-------- Excerpted records

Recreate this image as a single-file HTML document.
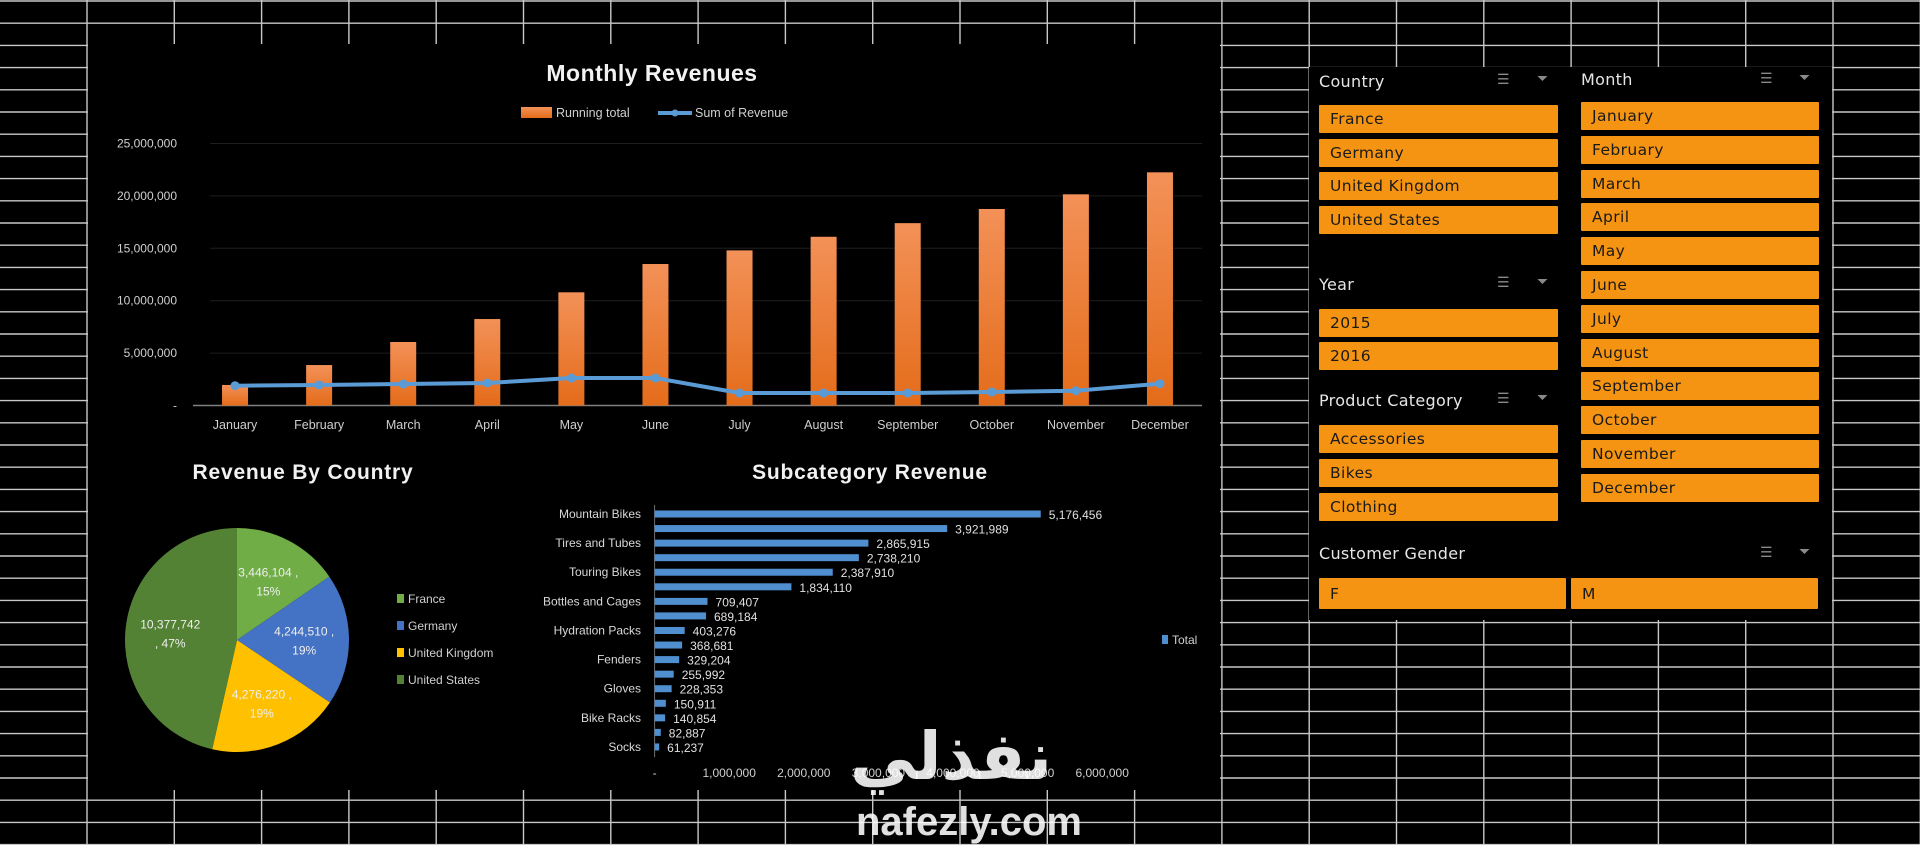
<!DOCTYPE html>
<html><head><meta charset="utf-8"><style>
body{margin:0;width:1920px;height:845px;background:#000;overflow:hidden;position:relative;font-family:"Liberation Sans",sans-serif}
svg{position:absolute;left:0;top:0}
.sl-title{position:absolute;color:#e6e6e6;font:16px "DejaVu Sans",sans-serif;letter-spacing:0.3px}
.btn{position:absolute;background:#f59412;color:#1a1a1a;font:15.5px "DejaVu Sans",sans-serif;letter-spacing:0.4px;box-sizing:border-box;padding-left:11px;display:flex;align-items:center;border-radius:1px}
.ic{position:absolute;color:#8a8a8a;font-size:14px}
.wm{position:absolute;color:rgba(255,255,255,0.88);font-weight:bold}
</style></head><body>
<svg id="bg" width="1920" height="845"></svg>
<svg id="charts" width="1920" height="845"></svg>

<div id="slicers">
<div class="sl-title" style="left:1319px;top:72px">Country</div>
<div class="ic" style="left:1497px;top:71px">☰</div>
<div class="ic" style="left:1537px;top:70px">⏷</div>
<div class="btn" style="left:1319px;top:105px;width:239px;height:28px">France</div>
<div class="btn" style="left:1319px;top:139px;width:239px;height:28px">Germany</div>
<div class="btn" style="left:1319px;top:172px;width:239px;height:28px">United Kingdom</div>
<div class="btn" style="left:1319px;top:206px;width:239px;height:28px">United States</div>

<div class="sl-title" style="left:1319px;top:275px">Year</div>
<div class="ic" style="left:1497px;top:274px">☰</div>
<div class="ic" style="left:1537px;top:273px">⏷</div>
<div class="btn" style="left:1319px;top:309px;width:239px;height:28px">2015</div>
<div class="btn" style="left:1319px;top:342px;width:239px;height:28px">2016</div>

<div class="sl-title" style="left:1319px;top:391px">Product Category</div>
<div class="ic" style="left:1497px;top:390px">☰</div>
<div class="ic" style="left:1537px;top:389px">⏷</div>
<div class="btn" style="left:1319px;top:425px;width:239px;height:28px">Accessories</div>
<div class="btn" style="left:1319px;top:459px;width:239px;height:28px">Bikes</div>
<div class="btn" style="left:1319px;top:493px;width:239px;height:28px">Clothing</div>

<div class="sl-title" style="left:1581px;top:70px">Month</div>
<div class="ic" style="left:1760px;top:70px">☰</div>
<div class="ic" style="left:1799px;top:69px">⏷</div>
<div id="months"></div>

<div class="sl-title" style="left:1319px;top:544px">Customer Gender</div>
<div class="ic" style="left:1760px;top:544px">☰</div>
<div class="ic" style="left:1799px;top:543px">⏷</div>
<div class="btn" style="left:1319px;top:578px;width:247px;height:31px">F</div>
<div class="btn" style="left:1571px;top:578px;width:247px;height:31px">M</div>
</div>

<div class="wm" style="left:850px;top:718px;font-family:'DejaVu Sans',sans-serif;font-size:66px">نفذلي</div>
<div class="wm" style="left:856px;top:800px;font-size:40px;font-family:'Liberation Sans',sans-serif">nafezly.com</div>

<script>
var NS='http://www.w3.org/2000/svg';
function mk(parent,tag,attrs,text){var e=document.createElementNS(NS,tag);for(var k in attrs)e.setAttribute(k,attrs[k]);if(text!==undefined)e.textContent=text;parent.appendChild(e);return e;}

// ---- monthly chart data ----
var months=['January','February','March','April','May','June','July','August','September','October','November','December'];
var runningTotal=[1960000,3860000,6060000,8250000,10800000,13500000,14800000,16100000,17400000,18750000,20150000,22250000];
var sumRevenue=[1890000,1960000,2050000,2150000,2620000,2620000,1190000,1190000,1190000,1290000,1410000,2080000];
var yTicks=[0,5000000,10000000,15000000,20000000,25000000];
var yTickLabels=['-','5,000,000','10,000,000','15,000,000','20,000,000','25,000,000'];

// ---- country pie data ----
var countries=['France','Germany','United Kingdom','United States'];
var countryRevenue=[3446104,4244510,4276220,10377742];
var countryLabels=['3,446,104','4,244,510','4,276,220','10,377,742'];
var countryPct=['15%','19%','19%','47%'];

// ---- subcategory data ----
var subcats=['Mountain Bikes','Road Bikes','Tires and Tubes','Helmets','Touring Bikes','Jerseys','Bottles and Cages','Shorts','Hydration Packs','Vests','Fenders','Caps','Gloves','Bike Stands','Bike Racks','Cleaners','Socks'];
var subcatRevenue=[5176456,3921989,2865915,2738210,2387910,1834110,709407,689184,403276,368681,329204,255992,228353,150911,140854,82887,61237];
var xTicks=[0,1000000,2000000,3000000,4000000,5000000,6000000];
var xTickLabels=['-','1,000,000','2,000,000','3,000,000','4,000,000','5,000,000','6,000,000'];

// ---- background grid ----
var bg=document.getElementById('bg');
for(var i=0;i<39;i++){var y=1+22.2*i;var l=mk(bg,'line',{x1:0,x2:1920,y1:y,y2:y,stroke:'#c8c8c8','stroke-width':1.4});

}
for(var k=0;k<22;k++){var x=87+87.3*k;var v=mk(bg,'line',{x1:x,x2:x,y1:0,y2:845,stroke:'#c8c8c8','stroke-width':1.4});

}
var p1=mk(bg,'rect',{x:88,y:44,width:1132,height:746,fill:'#000'});


var p2=mk(bg,'rect',{x:1309,y:67,width:523,height:553,fill:'#000'});



var svg=document.getElementById('charts');
var defs=mk(svg,'defs',{});
var g=mk(defs,'linearGradient',{id:'og',x1:0,y1:0,x2:0,y2:1});
mk(g,'stop',{offset:0,'stop-color':'#f39158'});mk(g,'stop',{offset:1,'stop-color':'#e46c1a'});

// ---- Monthly chart ----
var t=mk(svg,'text',{x:652,y:81,fill:'#f2f2f2','font-size':23,'font-weight':'bold','text-anchor':'middle','letter-spacing':'0.5'},'Monthly Revenues');


var lg=mk(svg,'rect',{x:521,y:107,width:31,height:11,fill:'url(#og)'});


var lt=mk(svg,'text',{x:556,y:117,fill:'#d0d0d0','font-size':12.5},'Running total');


var ll=mk(svg,'line',{x1:658,x2:692,y1:113,y2:113,stroke:'#5b9bd5','stroke-width':4});


mk(svg,'circle',{cx:675,cy:113,r:3.5,fill:'#5b9bd5'});
var lt2=mk(svg,'text',{x:695,y:117,fill:'#d0d0d0','font-size':12.5},'Sum of Revenue');



var plotL=193,plotR=1202,y0=405.5,pxPer=52.4/5000000;
function yS(v){return y0-v*pxPer;}
function xC(i){return plotL+(plotR-plotL)/months.length*(i+0.5);}
yTicks.forEach(function(v,i){
 if(v>0){var gl=mk(svg,'line',{x1:210,x2:plotR,y1:yS(v),y2:yS(v),stroke:'#1e1e1e','stroke-width':1});
 
 }
 var tx=mk(svg,'text',{x:177,y:yS(v)+4,fill:'#cfcfcf','font-size':12,'text-anchor':'end'},yTickLabels[i]);
 
 
});
var ax=mk(svg,'line',{x1:plotL,x2:plotR,y1:y0,y2:y0,stroke:'#808080','stroke-width':1.5});


months.forEach(function(m,i){
 var b=mk(svg,'rect',{x:xC(i)-13,y:yS(runningTotal[i]),width:26,height:y0-yS(runningTotal[i]),fill:'url(#og)'});
 
 
 var tl=mk(svg,'text',{x:xC(i),y:429,fill:'#cfcfcf','font-size':12.5,'text-anchor':'middle'},m);
 
 
});
var pts=sumRevenue.map(function(v,i){return xC(i)+','+yS(v);}).join(' ');
var pl=mk(svg,'polyline',{points:pts,fill:'none',stroke:'#5b9bd5','stroke-width':4,'stroke-linejoin':'round'});


sumRevenue.forEach(function(v,i){var c=mk(svg,'circle',{cx:xC(i),cy:yS(v),r:4.5,fill:'#5b9bd5'});

});

// ---- Pie ----
var t2=mk(svg,'text',{x:303,y:479,fill:'#f2f2f2','font-size':21,'font-weight':'bold','text-anchor':'middle','letter-spacing':'0.8'},'Revenue By Country');


var pieColors=['#70ad47','#4472c4','#ffc000','#548235'];
var cx=237,cy=640,R=112;
var tot=countryRevenue.reduce(function(a,b){return a+b;},0);
var ang=-Math.PI/2;
countryRevenue.forEach(function(v,i){
 var a2=ang+v/tot*2*Math.PI;
 var large=(a2-ang)>Math.PI?1:0;
 var d='M'+cx+','+cy+' L'+(cx+R*Math.cos(ang))+','+(cy+R*Math.sin(ang))+' A'+R+','+R+' 0 '+large+' 1 '+(cx+R*Math.cos(a2))+','+(cy+R*Math.sin(a2))+' Z';
 var s=mk(svg,'path',{d:d,fill:pieColors[i]});
 
 
 var mid=(ang+a2)/2,lr=R*0.6;
 var lx=cx+lr*Math.cos(mid),ly=cy+lr*Math.sin(mid);
 var big=(v/tot)>0.4;
 var l1=mk(svg,'text',{x:lx,y:ly-4,fill:'#eeeeee','font-size':12,'text-anchor':'middle'},big?countryLabels[i]:countryLabels[i]+' ,');
 
 
 var l2=mk(svg,'text',{x:lx,y:ly+15,fill:'#eeeeee','font-size':12,'text-anchor':'middle'},big?', '+countryPct[i]:countryPct[i]);
 
 
 var sw=mk(svg,'rect',{x:397,y:594+i*27,width:7,height:9,fill:pieColors[i]});
 
 
 var lgt=mk(svg,'text',{x:408,y:603+i*27,fill:'#d0d0d0','font-size':12},countries[i]);
 
 
 ang=a2;
});

// ---- Subcategory bars ----
var t3=mk(svg,'text',{x:870,y:479,fill:'#f2f2f2','font-size':21,'font-weight':'bold','text-anchor':'middle','letter-spacing':'0.8'},'Subcategory Revenue');


var bx0=654.6,bxPer=74.6/1000000,by0=514,bStep=14.56;
function bxS(v){return bx0+v*bxPer;}
function byS(i){return by0+i*bStep;}
var va=mk(svg,'line',{x1:bx0,x2:bx0,y1:505,y2:757,stroke:'#707070','stroke-width':1});


subcats.forEach(function(c,i){
 var b=mk(svg,'rect',{x:bx0,y:byS(i)-3.5,width:bxS(subcatRevenue[i])-bx0,height:7,fill:'#4f8fd0'});
 
 
 var vl=mk(svg,'text',{x:bxS(subcatRevenue[i])+8,y:byS(i)+5,fill:'#e0e0e0','font-size':12},subcatRevenue[i].toLocaleString('en-US'));
 
 
 if(i%2===0){var cl=mk(svg,'text',{x:641,y:byS(i)+4,fill:'#d8d8d8','font-size':12,'text-anchor':'end'},c);
 
 }
});
xTicks.forEach(function(v,i){var tx=mk(svg,'text',{x:bxS(v),y:777,fill:'#d0d0d0','font-size':12,'text-anchor':'middle'},xTickLabels[i]);

});
var ts=mk(svg,'rect',{x:1162,y:635,width:6,height:9,fill:'#4f8fd0'});


var tt=mk(svg,'text',{x:1172,y:644,fill:'#d0d0d0','font-size':12},'Total');



// ---- month slicer buttons ----
var mc=document.getElementById('months');
months.forEach(function(m,i){
 var d=document.createElement('div');d.className='btn';
 d.style.cssText='left:1581px;top:'+(102+i*33.8)+'px;width:238px;height:28px';
 d.textContent=m;
 
 
 mc.appendChild(d);
});
</script>
</body></html>
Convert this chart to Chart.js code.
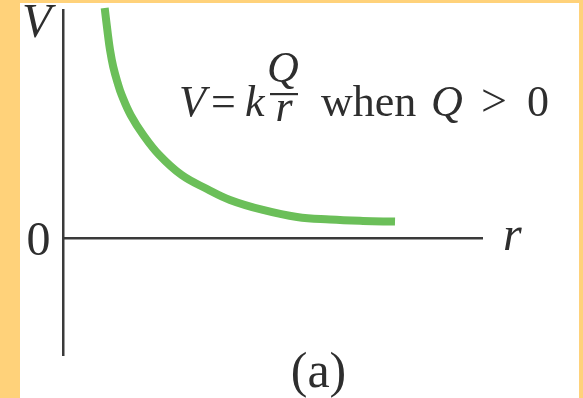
<!DOCTYPE html>
<html>
<head>
<meta charset="utf-8">
<script src="https://cdn.jsdelivr.net/npm/chart.js@4"></script>
<style>
  html, body { margin: 0; padding: 0; }
  body { width: 583px; height: 398px; background: #FFD27A; position: relative; overflow: hidden; }
  #paper { position: absolute; left: 20px; top: 3px; width: 559px; height: 395px; background: #ffffff; }
  #c { position: absolute; left: 0; top: 0; }
</style>
</head>
<body>
<div id="paper"></div>
<canvas id="c" width="583" height="398"></canvas>
<script>
// Values (r and V in arbitrary units)
const rValues = [0.995, 1.067, 1.122, 1.200, 1.305, 1.401, 1.616, 1.916, 2.298, 2.833, 3.437, 3.986, 4.773, 5.585, 6.372, 7.160, 7.924];
const vValues = [10.09, 8.99, 8.25, 7.50, 6.80, 6.27, 5.39, 4.52, 3.64, 2.76, 2.15, 1.67, 1.23, 0.92, 0.81, 0.75, 0.72];
const xRange = [0, 10];
const yRange = [-5.13, 10];
const axisLabels = { x: 'r', y: 'V', origin: '0' };
const caption = '(a)';

const INK = '#2e2e2e';
const SERIF = '"Liberation Serif", "Times New Roman", serif';

const textPlugin = {
  id: 'figureText',
  afterDraw(chart) {
    const ctx = chart.ctx;
    const xs = chart.scales.x, ys = chart.scales.y;
    const y0 = ys.getPixelForValue(0);
    ctx.save();
    ctx.fillStyle = INK;
    ctx.textBaseline = 'alphabetic';

    // V axis label
    ctx.font = 'italic 48px ' + SERIF;
    ctx.textAlign = 'left';
    ctx.fillText(axisLabels.y, 22, 37);
    // r axis label
    ctx.fillText(axisLabels.x, xs.right + 21, y0 + 12);
    // origin 0
    ctx.font = '48px ' + SERIF;
    ctx.textAlign = 'center';
    ctx.fillText(axisLabels.origin, 38.5, y0 + 17);

    // Equation V = k Q/r when Q > 0
    const base = 116;
    ctx.textAlign = 'left';
    ctx.font = 'italic 44px ' + SERIF;
    ctx.fillText('V', 179, base);
    ctx.font = '44px ' + SERIF;
    ctx.fillText('=', 211, base);
    ctx.font = 'italic 44px ' + SERIF;
    ctx.fillText('k', 245, base);
    ctx.textAlign = 'center';
    ctx.fillText('Q', 283, 82);
    ctx.fillText('r', 284, 121);
    ctx.fillRect(270, 93, 28, 2.2);
    ctx.textAlign = 'left';
    ctx.font = '44px ' + SERIF;
    ctx.fillText('when', 321, base);
    ctx.font = 'italic 44px ' + SERIF;
    ctx.fillText('Q', 431, base);
    ctx.font = '46px ' + SERIF;
    ctx.fillText('>', 481, base);
    ctx.font = '44px ' + SERIF;
    ctx.fillText('0', 527, base);

    // caption
    ctx.textAlign = 'center';
    ctx.font = '50px ' + SERIF;
    ctx.fillText(caption, 318.5, 387);
    ctx.restore();
  }
};

new Chart(document.getElementById('c'), {
  type: 'line',
  data: {
    datasets: [{
      data: rValues.map((r, i) => ({ x: r, y: vValues[i] })),
      borderColor: '#6BBF59',
      borderWidth: 8,
      borderCapStyle: 'butt',
      borderJoinStyle: 'round',
      pointRadius: 0,
      tension: 0.4,
      fill: false,
      clip: false
    }]
  },
  options: {
    responsive: false,
    animation: false,
    events: [],
    layout: { padding: { left: 63, right: 101, top: 10, bottom: 43 } },
    plugins: { legend: { display: false }, tooltip: { enabled: false }, title: { display: false } },
    scales: {
      x: {
        type: 'linear', min: xRange[0], max: xRange[1],
        position: { y: 0 },
        grid: { display: false, drawTicks: false },
        ticks: { display: false },
        border: { display: true, color: '#3a3a3a', width: 2.5 }
      },
      y: {
        type: 'linear', min: yRange[0], max: yRange[1],
        position: 'left',
        grid: { display: false, drawTicks: false },
        ticks: { display: false },
        border: { display: true, color: '#3a3a3a', width: 2.5 }
      }
    }
  },
  plugins: [textPlugin]
});
</script>
</body>
</html>
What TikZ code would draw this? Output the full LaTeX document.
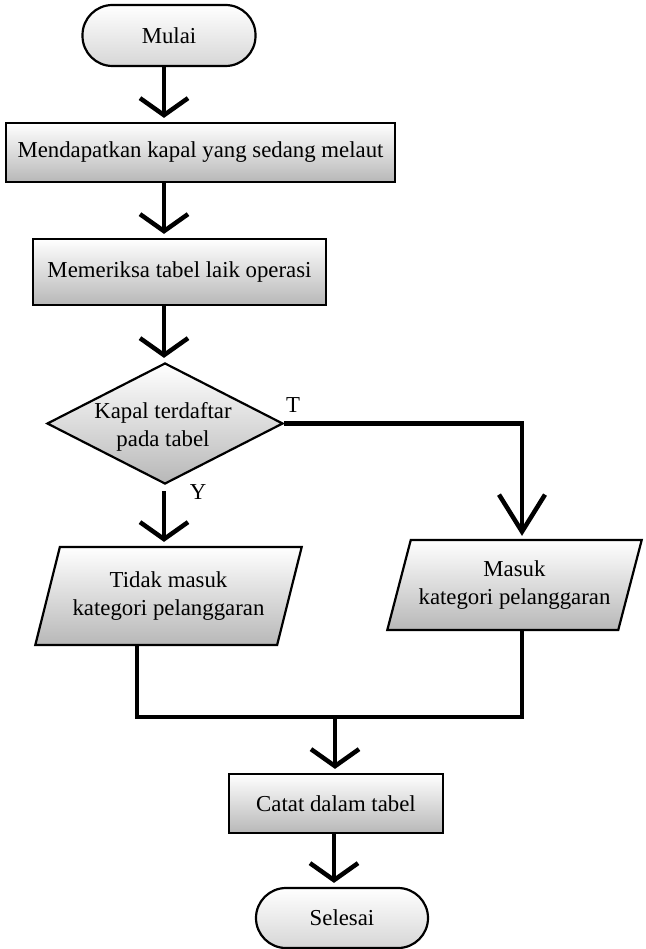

----------------

▸ **Written request**
Go up to the line with "Convert this chart to Chart.js code." and retype exactly from there through the line with "const caption = '(a)';". Leave out pictures.

▸ **Answer below**
Convert this chart to Chart.js code.
<!DOCTYPE html>
<html>
<head>
<meta charset="utf-8">
<script src="https://cdn.jsdelivr.net/npm/chart.js@4"></script>
<style>
  html, body { margin: 0; padding: 0; }
  body { width: 583px; height: 398px; background: #FFD27A; position: relative; overflow: hidden; }
  #paper { position: absolute; left: 20px; top: 3px; width: 559px; height: 395px; background: #ffffff; }
  #c { position: absolute; left: 0; top: 0; }
</style>
</head>
<body>
<div id="paper"></div>
<canvas id="c" width="583" height="398"></canvas>
<script>
// Values (r and V in arbitrary units)
const rValues = [0.995, 1.067, 1.122, 1.200, 1.305, 1.401, 1.616, 1.916, 2.298, 2.833, 3.437, 3.986, 4.773, 5.585, 6.372, 7.160, 7.924];
const vValues = [10.09, 8.99, 8.25, 7.50, 6.80, 6.27, 5.39, 4.52, 3.64, 2.76, 2.15, 1.67, 1.23, 0.92, 0.81, 0.75, 0.72];
const xRange = [0, 10];
const yRange = [-5.13, 10];
const axisLabels = { x: 'r', y: 'V', origin: '0' };
const caption = '(a)';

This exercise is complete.